I've been toying with the idea of getting another hand grinder soon and was wondering about the Lido 3. Has anyone tried one and what are they like?


----------



## The Systemic Kid (Nov 23, 2012)

Don't think they're available this side of the pond yet.


----------



## coffeechap (Apr 5, 2012)

grind quality appears to be on a par with the lido 2, which in my experience was very good. it is a travel grinder, i will be getting a freind to bring me one back from the states soon.


----------



## urbanbumpkin (Jan 30, 2013)

Nice one Dave.

just a thought. I have cousins in the U.S. If they bought it for me and then posted it themselves to me would I be charged import duty on this?


----------



## Glenn (Jun 14, 2008)

Lido 3 will be available from CoffeeHit


----------



## DoubleShot (Apr 23, 2014)

urbanbumpkin said:


> just a thought.

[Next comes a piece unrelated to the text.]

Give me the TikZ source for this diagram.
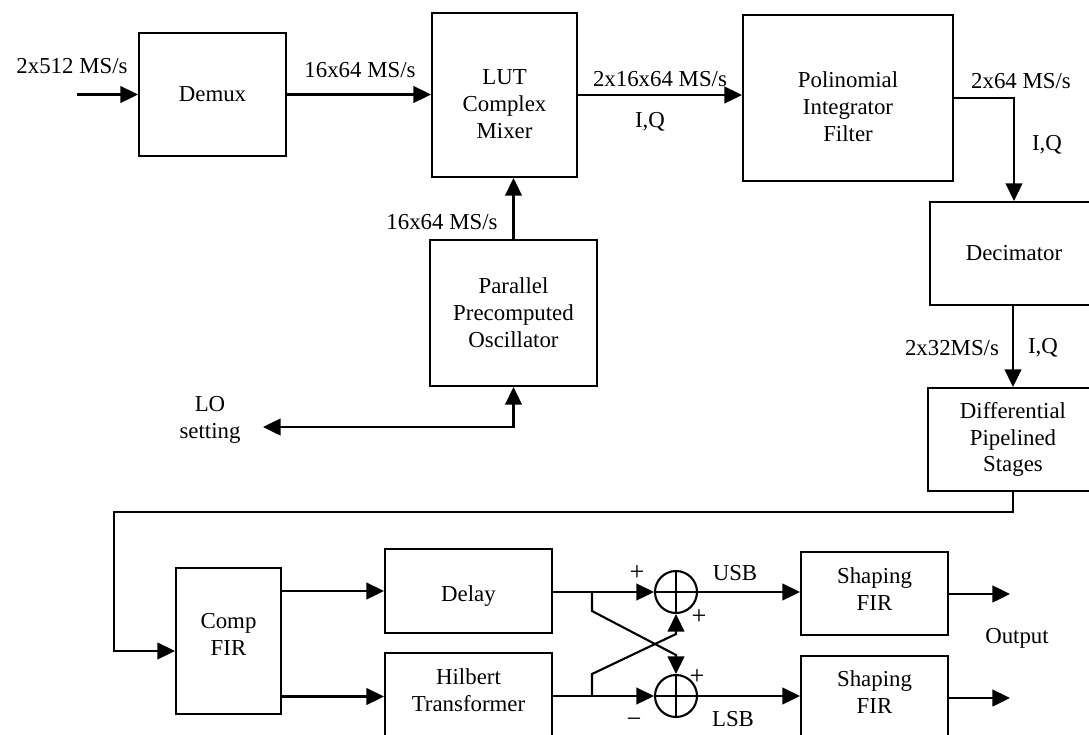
\documentclass[tikz,border=0pt]{standalone}
\usepackage{fontspec}
\setmainfont{Liberation Serif}
\usetikzlibrary{arrows.meta,calc}
\begin{document}
\begin{tikzpicture}[x=0.02cm,y=-0.02cm,
  font=\fontsize{13pt}{15.3pt}\selectfont,
  blk/.style={draw,line width=1.2pt,inner sep=0pt,align=center},
  txt/.style={align=center,inner sep=0pt},
  sgn/.style={inner sep=0pt,font=\fontsize{15pt}{16pt}\selectfont},
  ln/.style={line width=1.2pt},
  arr/.style={line width=1.2pt,-{Triangle[length=10pt,width=9.5pt]}},
  darr/.style={line width=1.2pt,{Triangle[length=10pt,width=9.5pt]}-{Triangle[length=10pt,width=9.5pt]}},
  sumnode/.style={draw,circle,line width=1.2pt,minimum size=0.84cm,inner sep=0pt}]
\useasboundingbox (0,0) rectangle (1089,734);

% ---- boxes ----
\node[blk,minimum width=2.94cm,minimum height=2.46cm] (demux) at (212.5,94.5) {Demux};
\node[blk,minimum width=2.90cm,minimum height=3.28cm] (lut) at (504.5,95) {};
\node[txt] (tlut) at (504.5,104) {LUT\\Complex\\Mixer};
\node[blk,minimum width=4.20cm,minimum height=3.32cm] (poly) at (848,98) {};
\node[txt] (tpoly) at (848,107) {Polinomial\\Integrator\\Filter};
\node[blk,minimum width=3.36cm,minimum height=2.06cm] (dec) at (1014,253.5) {Decimator};
\node[blk,minimum width=3.40cm,minimum height=2.06cm] (diff) at (1013,439.5) {Differential\\Pipelined\\Stages};
\node[blk,minimum width=3.34cm,minimum height=2.92cm] (osc) at (513.5,313) {Parallel\\Precomputed\\Oscillator};
\node[blk,minimum width=2.10cm,minimum height=2.92cm] (comp) at (228.5,641) {};
\node[txt] (tcomp) at (228.5,634) {Comp\\FIR};
\node[blk,minimum width=3.34cm,minimum height=1.68cm] (delay) at (468.5,591) {};
\node[txt] (tdelay) at (468.5,596) {Delay};
\node[blk,minimum width=3.34cm,minimum height=1.74cm] (hil) at (468.5,696.5) {};
\node[txt] (thil) at (468.5,690) {Hilbert\\Transformer};
\node[blk,minimum width=2.94cm,minimum height=1.66cm] (sh1) at (874.5,593.5) {};
\node[txt] (tsh1) at (874.5,589) {Shaping\\FIR};
\node[blk,minimum width=2.94cm,minimum height=1.68cm] (sh2) at (874.5,698) {};
\node[txt] (tsh2) at (874.5,692.5) {Shaping\\FIR};

% ---- summing junctions ----
\node[sumnode] (s1) at (676,592) {};
\node[sumnode] (s2) at (676,696) {};
\draw[ln] (s1.north) -- (s1.south) (s1.west) -- (s1.east);
\draw[ln] (s2.north) -- (s2.south) (s2.west) -- (s2.east);

% ---- labels ----
\node[txt] (lin) at (72,66) {2x512 MS/s};
\node[txt] (l16a) at (360,70) {16x64 MS/s};
\node[txt] (l2x16) at (660,79) {2x16x64 MS/s};
\node[txt] (liq1) at (650,122) {I,Q};
\node[txt] (l2x64) at (1021,81) {2x64 MS/s};
\node[txt] (liq2) at (1047,145) {I,Q};
\node[txt] (l16b) at (442,222) {16x64 MS/s};
\node[txt] (l2x32) at (952,348) {2x32MS/s};
\node[txt] (liq3) at (1043,348) {I,Q};
\node[txt] (llo) at (210,420) {LO\\setting};
\node[txt] (lusb) at (735,573) {USB};
\node[txt] (llsb) at (733,719) {LSB};
\node[txt] (lout) at (1017,638) {Output};
\node[sgn] (p1) at (637,573) {+};
\node[sgn] (p2) at (699,617) {+};
\node[sgn] (p3) at (697,677) {+};
\node[sgn] (m1) at (634,723) {−};

% ---- free ends ----
\coordinate (in) at (77,94.5);
\coordinate (lotip) at (263,427);
\coordinate (o1) at (1010,594);
\coordinate (o2) at (1010,698);
\coordinate (b1) at (592,592);
\coordinate (b2) at (592,696);

% ---- connectors ----
\draw[arr] (in) -- (demux.west);
\draw[arr] (demux.east) -- (lut.west |- demux.east);
\draw[arr] (lut.east) -- (poly.west |- lut.east);
\draw[arr] (poly.east) -| (dec.north);
\draw[arr] (dec.south -| diff.north) -- (diff.north);
\draw[arr] (osc.north) -- (osc.north |- lut.south);
\draw[darr] (lotip) -| (osc.south);
\draw[arr] (diff.south) |- (114,512) |- ($(comp.west)+(0,10)$);
\draw[arr] (comp.east |- delay.west) -- (delay.west);
\draw[arr] (comp.east |- hil.west) -- (hil.west);
\draw[arr] (delay.east |- s1.west) -- (s1.west);
\draw[arr] (hil.east |- s2.west) -- (s2.west);
\draw[arr] (b1) -- (592,611) -- (676,655) -- (s2.north);
\draw[arr] (b2) -- (592,674) -- (676,634) -- (s1.south);
\draw[arr] (s1.east) -- (sh1.west |- s1.east);
\draw[arr] (s2.east) -- (sh2.west |- s2.east);
\draw[arr] (sh1.east |- o1) -- (o1);
\draw[arr] (sh2.east |- o2) -- (o2);
\end{tikzpicture}
\end{document}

I have cousins in the U.S. If they bought it for me and then posted it themselves to me would I be charged import duty on this?

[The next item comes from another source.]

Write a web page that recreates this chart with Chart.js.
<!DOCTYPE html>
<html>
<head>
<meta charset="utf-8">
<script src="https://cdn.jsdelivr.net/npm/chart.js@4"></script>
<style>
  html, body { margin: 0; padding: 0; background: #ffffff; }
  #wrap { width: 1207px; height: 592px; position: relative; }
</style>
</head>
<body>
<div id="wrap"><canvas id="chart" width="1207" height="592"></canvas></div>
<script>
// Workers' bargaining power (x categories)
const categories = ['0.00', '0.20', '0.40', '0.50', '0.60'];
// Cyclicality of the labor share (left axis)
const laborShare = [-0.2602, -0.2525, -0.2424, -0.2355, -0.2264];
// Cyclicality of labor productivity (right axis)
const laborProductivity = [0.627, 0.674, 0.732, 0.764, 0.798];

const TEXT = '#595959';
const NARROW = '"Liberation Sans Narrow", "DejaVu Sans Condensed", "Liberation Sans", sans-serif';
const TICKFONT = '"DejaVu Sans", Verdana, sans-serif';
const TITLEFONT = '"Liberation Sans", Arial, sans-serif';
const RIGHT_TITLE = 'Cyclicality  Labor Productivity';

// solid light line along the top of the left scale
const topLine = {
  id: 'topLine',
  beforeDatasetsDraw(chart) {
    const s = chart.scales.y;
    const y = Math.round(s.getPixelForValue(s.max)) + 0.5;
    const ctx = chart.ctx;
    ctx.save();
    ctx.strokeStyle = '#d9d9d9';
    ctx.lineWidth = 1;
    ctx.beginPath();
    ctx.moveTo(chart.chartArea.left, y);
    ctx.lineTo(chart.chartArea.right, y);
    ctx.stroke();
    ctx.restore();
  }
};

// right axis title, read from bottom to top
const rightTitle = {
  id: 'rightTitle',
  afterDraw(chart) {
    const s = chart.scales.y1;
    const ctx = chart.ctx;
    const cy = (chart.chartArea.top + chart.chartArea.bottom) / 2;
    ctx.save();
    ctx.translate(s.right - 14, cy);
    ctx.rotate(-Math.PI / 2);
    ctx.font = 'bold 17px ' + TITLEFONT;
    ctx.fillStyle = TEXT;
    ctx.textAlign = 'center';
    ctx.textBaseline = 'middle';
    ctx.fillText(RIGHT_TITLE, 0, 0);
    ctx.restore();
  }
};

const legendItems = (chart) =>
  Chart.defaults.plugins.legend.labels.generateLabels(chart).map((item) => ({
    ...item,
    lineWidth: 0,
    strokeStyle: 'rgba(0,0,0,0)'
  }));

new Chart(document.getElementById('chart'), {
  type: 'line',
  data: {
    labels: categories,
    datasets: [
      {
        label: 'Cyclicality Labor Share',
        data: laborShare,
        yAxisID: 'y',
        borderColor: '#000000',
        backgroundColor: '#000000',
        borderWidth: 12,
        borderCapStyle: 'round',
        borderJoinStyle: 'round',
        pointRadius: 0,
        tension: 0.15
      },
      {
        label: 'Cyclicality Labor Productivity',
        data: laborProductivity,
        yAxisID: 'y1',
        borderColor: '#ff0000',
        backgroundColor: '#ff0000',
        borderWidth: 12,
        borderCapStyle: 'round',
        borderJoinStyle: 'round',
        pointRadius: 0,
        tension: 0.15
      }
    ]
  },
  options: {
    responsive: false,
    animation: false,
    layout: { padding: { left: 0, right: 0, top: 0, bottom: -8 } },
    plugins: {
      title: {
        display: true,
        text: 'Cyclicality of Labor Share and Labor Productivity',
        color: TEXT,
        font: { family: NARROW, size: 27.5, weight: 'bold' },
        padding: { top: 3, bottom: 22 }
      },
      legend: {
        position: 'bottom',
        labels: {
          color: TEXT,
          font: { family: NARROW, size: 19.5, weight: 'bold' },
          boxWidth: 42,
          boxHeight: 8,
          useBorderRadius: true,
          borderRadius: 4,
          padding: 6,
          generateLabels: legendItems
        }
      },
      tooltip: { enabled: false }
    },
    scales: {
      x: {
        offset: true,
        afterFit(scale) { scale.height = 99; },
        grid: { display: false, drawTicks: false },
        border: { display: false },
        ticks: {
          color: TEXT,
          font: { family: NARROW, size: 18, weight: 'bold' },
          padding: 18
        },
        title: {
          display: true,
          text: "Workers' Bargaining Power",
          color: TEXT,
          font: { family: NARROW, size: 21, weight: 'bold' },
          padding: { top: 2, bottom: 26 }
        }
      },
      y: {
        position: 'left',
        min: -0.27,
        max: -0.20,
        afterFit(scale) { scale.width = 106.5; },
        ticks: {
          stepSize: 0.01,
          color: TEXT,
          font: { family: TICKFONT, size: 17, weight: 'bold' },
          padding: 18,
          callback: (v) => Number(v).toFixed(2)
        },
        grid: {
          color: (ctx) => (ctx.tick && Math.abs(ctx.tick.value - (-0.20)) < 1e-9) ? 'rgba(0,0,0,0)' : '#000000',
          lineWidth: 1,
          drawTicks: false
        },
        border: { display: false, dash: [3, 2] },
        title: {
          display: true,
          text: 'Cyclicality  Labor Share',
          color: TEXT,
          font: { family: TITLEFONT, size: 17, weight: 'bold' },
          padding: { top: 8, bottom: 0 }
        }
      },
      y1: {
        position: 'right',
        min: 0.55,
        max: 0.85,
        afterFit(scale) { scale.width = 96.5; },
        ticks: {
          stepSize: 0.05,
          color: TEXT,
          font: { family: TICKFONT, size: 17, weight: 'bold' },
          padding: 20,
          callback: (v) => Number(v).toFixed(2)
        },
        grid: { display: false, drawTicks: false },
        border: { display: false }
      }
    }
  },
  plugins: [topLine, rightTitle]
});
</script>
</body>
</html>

Depends how much they declare the value as on the outside of the parcel?! 

https://www.gov.uk/goods-sent-from-abroad/overview


----------



## urbanbumpkin (Jan 30, 2013)

Glenn said:


> Lido 3 will be available from CoffeeHit


Thanks Glenn. Any idea when it might be for available from CoffeeHit?


----------



## DoubleShot (Apr 23, 2014)

urbanbumpkin said:


> Thanks Glenn. Any idea when it might be for available from CoffeeHit?

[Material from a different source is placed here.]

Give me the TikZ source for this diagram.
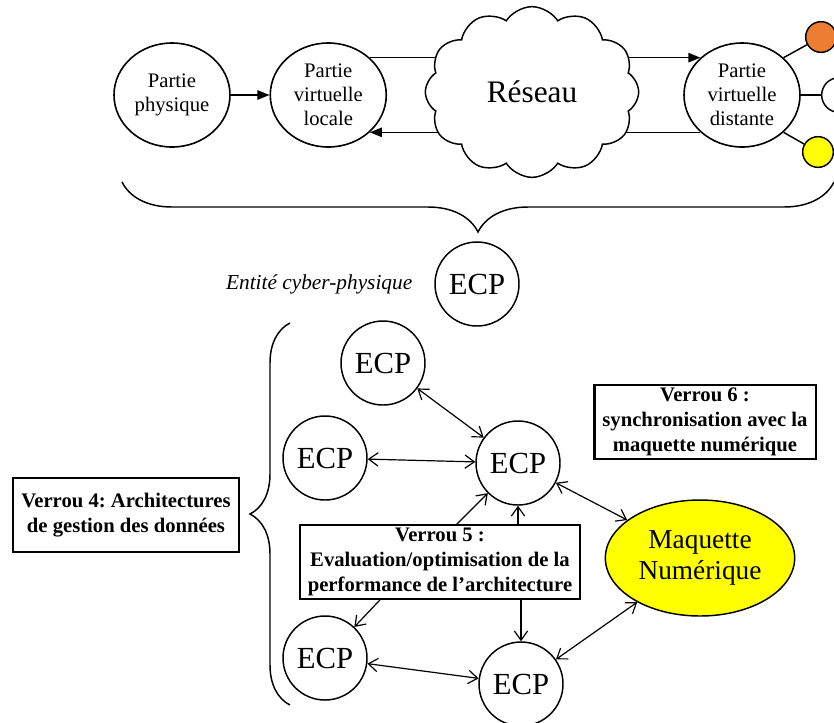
\documentclass[tikz,border=0pt]{standalone}
\usepackage{fontspec}
\setmainfont{Liberation Serif}
\usepackage{tikz}
\usetikzlibrary{shapes.geometric, shapes.symbols, arrows.meta, positioning, backgrounds, decorations.pathreplacing}
\tikzstyle{arrow} = [line width=1.1pt,->,>={Triangle[length=9pt,width=7pt]}]
\definecolor{orangeoff}{HTML}{ED7D31}
\definecolor{jaunevif}{HTML}{FFFF00}
\frenchspacing

\begin{document}
\begin{tikzpicture}[
    x=0.75pt, y=-0.75pt,
    part/.style={ellipse, draw, line width=1.2pt, fill=white,
                 minimum width=87pt, minimum height=78pt, inner sep=0pt,
                 align=center, font=\fontsize{15.5}{18}\selectfont},
    ecp/.style={circle, draw, line width=1.1pt, fill=white,
                minimum size=63pt, inner sep=0pt,
                font=\fontsize{23}{27}\selectfont},
    puce/.style={circle, draw, line width=1.1pt, minimum size=23pt, inner sep=0pt},
    verrou/.style={rectangle, draw, line width=1.6pt, fill=white, align=center,
                   inner xsep=6pt, inner ysep=2pt, minimum height=55pt,
                   font=\fontsize{15.5}{18.5}\selectfont\bfseries},
    link/.style={line width=0.9pt, <->, >={Straight Barb[length=7pt,width=10pt]}},
    fleche/.style={line width=0.9pt, ->, >={Straight Barb[length=7pt,width=10pt]}},
    accolade/.style={decorate, decoration={brace, amplitude=#1}, line width=1.1pt}
]
\useasboundingbox (0,0) rectangle (834,722);

% --- Entite cyber-physique (top row) ---
\node[part] (phys) at (172,95) {Partie\\physique};
\node[part, right=29pt of phys] (vloc) {Partie\\virtuelle\\locale};
\node[cloud, cloud puffs=12, cloud puff arc=115, cloud ignores aspect,
      draw, line width=1.1pt, fill=white, minimum width=160pt, minimum height=128pt,
      font=\fontsize{23.5}{28}\selectfont] (net) at (532,92) {Réseau};
\node[part] (vdist) at (742,95) {Partie\\virtuelle\\distante};

\node[puce, fill=orangeoff] (p_or) at (821,37) {};
\node[puce, fill=white, minimum size=26pt] (p_bl) at (839,95) {};
\node[puce, fill=jaunevif] (p_ja) at (818,152) {};

\draw[arrow] (phys) -- (vloc);
\draw[line width=1.1pt] (vdist.north east) -- (p_or);
\draw[line width=1.1pt] (vdist.east) -- (p_bl);
\draw[line width=1.1pt] (vdist.south east) -- (p_ja);

% lines into the cloud go behind it
\begin{pgfonlayer}{background}
\draw[line width=1.1pt] (vloc.north east) -- (vloc.north east -| net.center);
\draw[arrow] (vloc.south east -| net.center) -- (vloc.south east);
\draw[arrow] (vdist.north west -| net.center) -- (vdist.north west);
\draw[line width=1.1pt] (vdist.south west -| net.center) -- (vdist.south west);
\end{pgfonlayer}

\draw[accolade=37.5pt] (834,182) -- (122,182);

\node[ecp] (ecp0) at (477,284) {ECP};
\node[left=13pt of ecp0, font=\fontsize{16}{19}\selectfont\itshape] (entite)
    {Entité cyber-physique};

% --- Architecture ---
\node[ecp] (ecp1) at (383,363) {ECP};
\node[ecp] (ecp2) at (325,458) {ECP};
\node[ecp] (ecpc) at (518,463) {ECP};
\node[ecp] (ecp3) at (325,658) {ECP};
\node[ecp] (ecp4) at (521,684) {ECP};

\node[ellipse, draw, line width=1.1pt, fill=jaunevif, minimum width=142pt,
      minimum height=87pt, inner sep=0pt, align=center,
      font=\fontsize{20.5}{23}\selectfont] (maq) at (700,558) {Maquette\\Numérique};

\node[verrou] (v4) at (126,515) {Verrou 4: Architectures\\de gestion des données};
\node[verrou] (v5) at (440,562) {Verrou 5 :\\Evaluation/optimisation de la\\performance de l’architecture};
\node[verrou] (v6) at (705,422) {Verrou 6 :\\synchronisation avec la\\maquette numérique};

\draw[accolade=30pt] (290,705) -- (290,323);

\draw[link] (ecp1) -- (ecpc);
\draw[link] (ecp2) -- (ecpc);
\draw[link] (ecp3) -- (ecp4);
\draw[link] (ecpc) -- (maq);
\draw[link] (ecp4) -- (maq);

\draw[fleche] ([xshift=118.5pt]v5.north west) -- (ecpc);
\draw[fleche] (v5.north -| ecpc) -- (ecpc);
\draw[fleche] ([xshift=61pt]v5.south west) -- (ecp3);
\draw[fleche] (v5.south -| ecp4) -- (ecp4);

\end{tikzpicture}
\end{document}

Add yourself to the email notify list.


----------



## Dylan (Dec 5, 2011)

urbanbumpkin said:


> Nice one Dave.
> 
> just a thought. I have cousins in the U.S. If they bought it for me and then posted it themselves to me would I be charged import duty on this?


Get them to send it not in its original box, with a postcard saying it was nice to see you and here is your coffee grinder which you forgot to take home with you.


----------



## vikingboy (Mar 11, 2013)

I got mine last week and been using it every day for pour over. Very happy, quick easy and good quality. It's not ek quality obviously so don't expect miracles but it's a very nice bit of travel/office kit.


----------